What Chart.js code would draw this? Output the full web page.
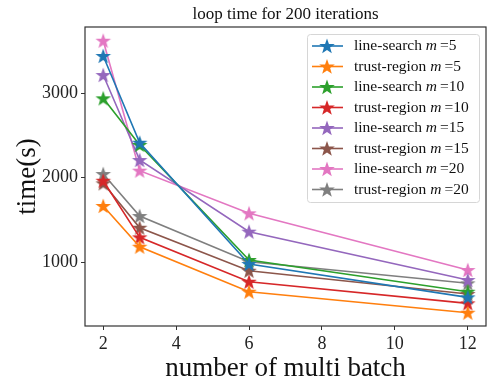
<!DOCTYPE html>
<html>
<head>
<meta charset="utf-8">
<script src="https://cdn.jsdelivr.net/npm/chart.js@4.4.1/dist/chart.umd.min.js"></script>
<style>
  html, body { margin: 0; padding: 0; background: #fff; }
  #wrap { width: 498px; height: 389px; }
</style>
</head>
<body>
<div id="wrap"><canvas id="chart" width="498" height="389"></canvas></div>
<script>
// data
const batches = [2, 3, 6, 12]
const xTicks = [2, 4, 6, 8, 10, 12]
const yTicks = [1000, 2000, 3000]

const lineSearch5 = [3438, 2412, 976, 582]
const trustRegion5 = [1663, 1181, 649, 400]
const lineSearch10 = [2937, 2385, 1024, 649]
const trustRegion10 = [1962, 1292, 767, 511]
const lineSearch15 = [3213, 2207, 1359, 787]
const trustRegion15 = [1931, 1406, 897, 621]
const lineSearch20 = [3619, 2081, 1576, 905]
const trustRegion20 = [2041, 1544, 1004, 748]

const series = [
  { method: "line-search", m: 5, values: lineSearch5, color: "#1f77b4" },
  { method: "trust-region", m: 5, values: trustRegion5, color: "#ff7f0e" },
  { method: "line-search", m: 10, values: lineSearch10, color: "#2ca02c" },
  { method: "trust-region", m: 10, values: trustRegion10, color: "#d62728" },
  { method: "line-search", m: 15, values: lineSearch15, color: "#9467bd" },
  { method: "trust-region", m: 15, values: trustRegion15, color: "#8c564b" },
  { method: "line-search", m: 20, values: lineSearch20, color: "#e377c2" },
  { method: "trust-region", m: 20, values: trustRegion20, color: "#7f7f7f" },
]

const FONT = "'Liberation Serif', serif"

// filled five point star, like matplotlib's '*' marker
function starPath(ctx, cx, cy, r) {
  ctx.beginPath()
  for (let i = 0; i < 10; i++) {
    const rad = i % 2 === 0 ? r : r * 0.4
    const a = -Math.PI / 2 + i * Math.PI / 5
    const px = cx + rad * Math.cos(a)
    const py = cy + rad * Math.sin(a)
    if (i === 0) ctx.moveTo(px, py)
    else ctx.lineTo(px, py)
  }
  ctx.closePath()
}

function starImage(color) {
  const c = document.createElement("canvas")
  c.width = 18
  c.height = 18
  const g = c.getContext("2d")
  starPath(g, 9, 9.6, 8.2)
  g.fillStyle = color
  g.fill()
  return c
}

const datasets = series.map((s) => ({
  label: s.method + " m =" + s.m,
  data: batches.map((b, i) => ({ x: b, y: s.values[i] })),
  borderColor: s.color,
  backgroundColor: s.color,
  borderWidth: 1.6,
  pointStyle: starImage(s.color),
  pointRadius: 9,
  tension: 0,
}))

// title over the plot, box around the axes, legend inside the plot
const framePlugin = {
  id: "frame",
  afterDraw(chart) {
    const { ctx, chartArea: a } = chart
    ctx.save()
    ctx.strokeStyle = "#333"
    ctx.lineWidth = 1.2
    ctx.strokeRect(a.left, a.top, a.right - a.left, a.bottom - a.top)

    ctx.fillStyle = "#111"
    ctx.font = "17px " + FONT
    ctx.textAlign = "center"
    ctx.textBaseline = "alphabetic"
    ctx.fillText("loop time for 200 iterations", (a.left + a.right) / 2, 19)
    ctx.textAlign = "left"

    // legend
    const bx = 307, by = 34, bw = 172, bh = 168
    ctx.beginPath()
    ctx.roundRect(bx + 0.5, by + 0.5, bw, bh, 3)
    ctx.fillStyle = "rgba(255,255,255,0.85)"
    ctx.fill()
    ctx.strokeStyle = "#d6d6d6"
    ctx.lineWidth = 1
    ctx.stroke()

    ctx.textBaseline = "middle"
    series.forEach((s, i) => {
      const y = 46 + i * 20.5
      ctx.strokeStyle = s.color
      ctx.lineWidth = 1.6
      ctx.beginPath()
      ctx.moveTo(312, y)
      ctx.lineTo(343, y)
      ctx.stroke()
      starPath(ctx, 327, y + 0.6, 8.2)
      ctx.fillStyle = s.color
      ctx.fill()

      ctx.fillStyle = "#111"
      let x = 354
      ctx.font = "15.5px " + FONT
      const t1 = s.method + " "
      ctx.fillText(t1, x, y)
      x += ctx.measureText(t1).width
      ctx.font = "italic 15.5px " + FONT
      ctx.fillText("m", x, y)
      x += ctx.measureText("m").width + 3
      ctx.font = "15.5px " + FONT
      ctx.fillText("=" + s.m, x, y)
    })
    ctx.restore()
  },
}

new Chart(document.getElementById("chart"), {
  type: "line",
  data: { datasets },
  plugins: [framePlugin],
  options: {
    responsive: false,
    animation: false,
    layout: { padding: { left: 8, right: 12, top: 27, bottom: 0 } },
    plugins: {
      legend: { display: false },
      tooltip: { enabled: false },
      title: { display: false },
    },
    scales: {
      x: {
        type: "linear",
        min: 1.5,
        max: 12.5,
        afterBuildTicks: (scale) => {
          scale.ticks = xTicks.map((v) => ({ value: v }))
        },
        afterFit: (scale) => {
          scale.height = 63
        },
        grid: { drawOnChartArea: false, drawTicks: true, tickLength: 4, color: "#333" },
        border: { display: false },
        ticks: {
          color: "#222",
          font: { family: FONT, size: 18 },
          padding: 3,
          maxRotation: 0,
          callback: (v) => String(v),
        },
        title: {
          display: true,
          text: "number of multi batch",
          color: "#111",
          font: { family: FONT, size: 27 },
          padding: { top: 6 },
        },
      },
      y: {
        min: 243,
        max: 3781,
        afterBuildTicks: (scale) => {
          scale.ticks = yTicks.map((v) => ({ value: v }))
        },
        afterFit: (scale) => {
          scale.width = 77
        },
        grid: { drawOnChartArea: false, drawTicks: true, tickLength: 4, color: "#333" },
        border: { display: false },
        ticks: {
          color: "#222",
          font: { family: FONT, size: 18 },
          padding: 3,
          callback: (v) => String(v),
        },
        title: {
          display: true,
          text: "time(s)",
          color: "#111",
          font: { family: FONT, size: 27 },
          padding: { bottom: 2 },
        },
      },
    },
  },
})
</script>
</body>
</html>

■ **EXERCISE AIM**: Give every line back word for word and leave the pictures out.

■ **SOLUTION TO THE PROBLEM**:
What Chart.js code would draw this? Output the full web page.
<!DOCTYPE html>
<html>
<head>
<meta charset="utf-8">
<script src="https://cdn.jsdelivr.net/npm/chart.js@4.4.1/dist/chart.umd.min.js"></script>
<style>
  html, body { margin: 0; padding: 0; background: #fff; }
  #wrap { width: 498px; height: 389px; }
</style>
</head>
<body>
<div id="wrap"><canvas id="chart" width="498" height="389"></canvas></div>
<script>
// data
const batches = [2, 3, 6, 12]
const xTicks = [2, 4, 6, 8, 10, 12]
const yTicks = [1000, 2000, 3000]

const lineSearch5 = [3438, 2412, 976, 582]
const trustRegion5 = [1663, 1181, 649, 400]
const lineSearch10 = [2937, 2385, 1024, 649]
const trustRegion10 = [1962, 1292, 767, 511]
const lineSearch15 = [3213, 2207, 1359, 787]
const trustRegion15 = [1931, 1406, 897, 621]
const lineSearch20 = [3619, 2081, 1576, 905]
const trustRegion20 = [2041, 1544, 1004, 748]

const series = [
  { method: "line-search", m: 5, values: lineSearch5, color: "#1f77b4" },
  { method: "trust-region", m: 5, values: trustRegion5, color: "#ff7f0e" },
  { method: "line-search", m: 10, values: lineSearch10, color: "#2ca02c" },
  { method: "trust-region", m: 10, values: trustRegion10, color: "#d62728" },
  { method: "line-search", m: 15, values: lineSearch15, color: "#9467bd" },
  { method: "trust-region", m: 15, values: trustRegion15, color: "#8c564b" },
  { method: "line-search", m: 20, values: lineSearch20, color: "#e377c2" },
  { method: "trust-region", m: 20, values: trustRegion20, color: "#7f7f7f" },
]

const FONT = "'Liberation Serif', serif"

// filled five point star, like matplotlib's '*' marker
function starPath(ctx, cx, cy, r) {
  ctx.beginPath()
  for (let i = 0; i < 10; i++) {
    const rad = i % 2 === 0 ? r : r * 0.4
    const a = -Math.PI / 2 + i * Math.PI / 5
    const px = cx + rad * Math.cos(a)
    const py = cy + rad * Math.sin(a)
    if (i === 0) ctx.moveTo(px, py)
    else ctx.lineTo(px, py)
  }
  ctx.closePath()
}

function starImage(color) {
  const c = document.createElement("canvas")
  c.width = 18
  c.height = 18
  const g = c.getContext("2d")
  starPath(g, 9, 9.6, 8.2)
  g.fillStyle = color
  g.fill()
  return c
}

const datasets = series.map((s) => ({
  label: s.method + " m =" + s.m,
  data: batches.map((b, i) => ({ x: b, y: s.values[i] })),
  borderColor: s.color,
  backgroundColor: s.color,
  borderWidth: 1.6,
  pointStyle: starImage(s.color),
  pointRadius: 9,
  tension: 0,
}))

// title over the plot, box around the axes, legend inside the plot
const framePlugin = {
  id: "frame",
  afterDraw(chart) {
    const { ctx, chartArea: a } = chart
    ctx.save()
    ctx.strokeStyle = "#333"
    ctx.lineWidth = 1.2
    ctx.strokeRect(a.left, a.top, a.right - a.left, a.bottom - a.top)

    ctx.fillStyle = "#111"
    ctx.font = "17px " + FONT
    ctx.textAlign = "center"
    ctx.textBaseline = "alphabetic"
    ctx.fillText("loop time for 200 iterations", (a.left + a.right) / 2, 19)
    ctx.textAlign = "left"

    // legend
    const bx = 307, by = 34, bw = 172, bh = 168
    ctx.beginPath()
    ctx.roundRect(bx + 0.5, by + 0.5, bw, bh, 3)
    ctx.fillStyle = "rgba(255,255,255,0.85)"
    ctx.fill()
    ctx.strokeStyle = "#d6d6d6"
    ctx.lineWidth = 1
    ctx.stroke()

    ctx.textBaseline = "middle"
    series.forEach((s, i) => {
      const y = 46 + i * 20.5
      ctx.strokeStyle = s.color
      ctx.lineWidth = 1.6
      ctx.beginPath()
      ctx.moveTo(312, y)
      ctx.lineTo(343, y)
      ctx.stroke()
      starPath(ctx, 327, y + 0.6, 8.2)
      ctx.fillStyle = s.color
      ctx.fill()

      ctx.fillStyle = "#111"
      let x = 354
      ctx.font = "15.5px " + FONT
      const t1 = s.method + " "
      ctx.fillText(t1, x, y)
      x += ctx.measureText(t1).width
      ctx.font = "italic 15.5px " + FONT
      ctx.fillText("m", x, y)
      x += ctx.measureText("m").width + 3
      ctx.font = "15.5px " + FONT
      ctx.fillText("=" + s.m, x, y)
    })
    ctx.restore()
  },
}

new Chart(document.getElementById("chart"), {
  type: "line",
  data: { datasets },
  plugins: [framePlugin],
  options: {
    responsive: false,
    animation: false,
    layout: { padding: { left: 8, right: 12, top: 27, bottom: 0 } },
    plugins: {
      legend: { display: false },
      tooltip: { enabled: false },
      title: { display: false },
    },
    scales: {
      x: {
        type: "linear",
        min: 1.5,
        max: 12.5,
        afterBuildTicks: (scale) => {
          scale.ticks = xTicks.map((v) => ({ value: v }))
        },
        afterFit: (scale) => {
          scale.height = 63
        },
        grid: { drawOnChartArea: false, drawTicks: true, tickLength: 4, color: "#333" },
        border: { display: false },
        ticks: {
          color: "#222",
          font: { family: FONT, size: 18 },
          padding: 3,
          maxRotation: 0,
          callback: (v) => String(v),
        },
        title: {
          display: true,
          text: "number of multi batch",
          color: "#111",
          font: { family: FONT, size: 27 },
          padding: { top: 6 },
        },
      },
      y: {
        min: 243,
        max: 3781,
        afterBuildTicks: (scale) => {
          scale.ticks = yTicks.map((v) => ({ value: v }))
        },
        afterFit: (scale) => {
          scale.width = 77
        },
        grid: { drawOnChartArea: false, drawTicks: true, tickLength: 4, color: "#333" },
        border: { display: false },
        ticks: {
          color: "#222",
          font: { family: FONT, size: 18 },
          padding: 3,
          callback: (v) => String(v),
        },
        title: {
          display: true,
          text: "time(s)",
          color: "#111",
          font: { family: FONT, size: 27 },
          padding: { bottom: 2 },
        },
      },
    },
  },
})
</script>
</body>
</html>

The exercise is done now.